Exercise goal:
Line by line, reproduce exactly the beginning of the listing below, ending with the line that contains "const r = 9.5;" and adding nothing.

Given information:
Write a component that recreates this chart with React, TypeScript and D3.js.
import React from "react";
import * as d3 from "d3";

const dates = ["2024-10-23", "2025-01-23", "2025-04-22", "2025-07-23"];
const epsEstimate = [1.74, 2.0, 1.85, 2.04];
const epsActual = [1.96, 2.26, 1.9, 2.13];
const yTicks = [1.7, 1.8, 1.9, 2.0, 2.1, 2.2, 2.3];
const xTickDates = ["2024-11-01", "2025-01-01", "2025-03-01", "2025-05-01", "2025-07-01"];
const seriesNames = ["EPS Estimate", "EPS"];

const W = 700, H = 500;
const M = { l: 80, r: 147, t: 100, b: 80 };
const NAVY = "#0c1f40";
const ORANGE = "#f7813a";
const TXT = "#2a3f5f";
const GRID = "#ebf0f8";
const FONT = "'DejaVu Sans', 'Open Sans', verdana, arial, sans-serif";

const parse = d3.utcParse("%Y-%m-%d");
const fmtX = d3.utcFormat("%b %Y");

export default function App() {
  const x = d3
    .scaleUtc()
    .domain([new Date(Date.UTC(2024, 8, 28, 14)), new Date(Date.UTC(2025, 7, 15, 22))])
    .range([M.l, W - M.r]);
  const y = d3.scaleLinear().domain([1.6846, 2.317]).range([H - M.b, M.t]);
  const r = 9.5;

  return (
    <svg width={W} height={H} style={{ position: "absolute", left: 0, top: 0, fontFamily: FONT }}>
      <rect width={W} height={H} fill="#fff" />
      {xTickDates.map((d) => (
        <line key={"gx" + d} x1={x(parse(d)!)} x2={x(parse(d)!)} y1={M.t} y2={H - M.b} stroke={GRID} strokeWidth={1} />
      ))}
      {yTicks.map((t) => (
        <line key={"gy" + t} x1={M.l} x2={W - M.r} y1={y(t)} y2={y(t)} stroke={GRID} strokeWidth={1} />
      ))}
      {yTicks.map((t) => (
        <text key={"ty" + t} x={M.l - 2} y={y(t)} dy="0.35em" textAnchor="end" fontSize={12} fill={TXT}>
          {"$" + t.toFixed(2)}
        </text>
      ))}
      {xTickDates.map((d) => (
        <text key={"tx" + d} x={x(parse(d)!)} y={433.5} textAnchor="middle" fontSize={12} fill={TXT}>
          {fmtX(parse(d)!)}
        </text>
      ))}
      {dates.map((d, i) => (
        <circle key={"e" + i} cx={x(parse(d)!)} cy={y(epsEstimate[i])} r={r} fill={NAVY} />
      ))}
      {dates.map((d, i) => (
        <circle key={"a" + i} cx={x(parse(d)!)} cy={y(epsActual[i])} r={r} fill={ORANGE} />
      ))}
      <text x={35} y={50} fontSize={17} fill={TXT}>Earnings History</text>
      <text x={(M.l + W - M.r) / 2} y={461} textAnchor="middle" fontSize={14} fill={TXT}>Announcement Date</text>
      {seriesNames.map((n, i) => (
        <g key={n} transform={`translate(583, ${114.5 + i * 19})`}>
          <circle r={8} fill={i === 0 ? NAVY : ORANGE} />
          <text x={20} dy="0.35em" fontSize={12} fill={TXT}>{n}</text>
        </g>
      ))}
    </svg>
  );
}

Written reply:
Write a component that recreates this chart with React, TypeScript and D3.js.
import React from "react";
import * as d3 from "d3";

const dates = ["2024-10-23", "2025-01-23", "2025-04-22", "2025-07-23"];
const epsEstimate = [1.74, 2.0, 1.85, 2.04];
const epsActual = [1.96, 2.26, 1.9, 2.13];
const yTicks = [1.7, 1.8, 1.9, 2.0, 2.1, 2.2, 2.3];
const xTickDates = ["2024-11-01", "2025-01-01", "2025-03-01", "2025-05-01", "2025-07-01"];
const seriesNames = ["EPS Estimate", "EPS"];

const W = 700, H = 500;
const M = { l: 80, r: 147, t: 100, b: 80 };
const NAVY = "#0c1f40";
const ORANGE = "#f7813a";
const TXT = "#2a3f5f";
const GRID = "#ebf0f8";
const FONT = "'DejaVu Sans', 'Open Sans', verdana, arial, sans-serif";

const parse = d3.utcParse("%Y-%m-%d");
const fmtX = d3.utcFormat("%b %Y");

export default function App() {
  const x = d3
    .scaleUtc()
    .domain([new Date(Date.UTC(2024, 8, 28, 14)), new Date(Date.UTC(2025, 7, 15, 22))])
    .range([M.l, W - M.r]);
  const y = d3.scaleLinear().domain([1.6846, 2.317]).range([H - M.b, M.t]);
  const r = 9.5;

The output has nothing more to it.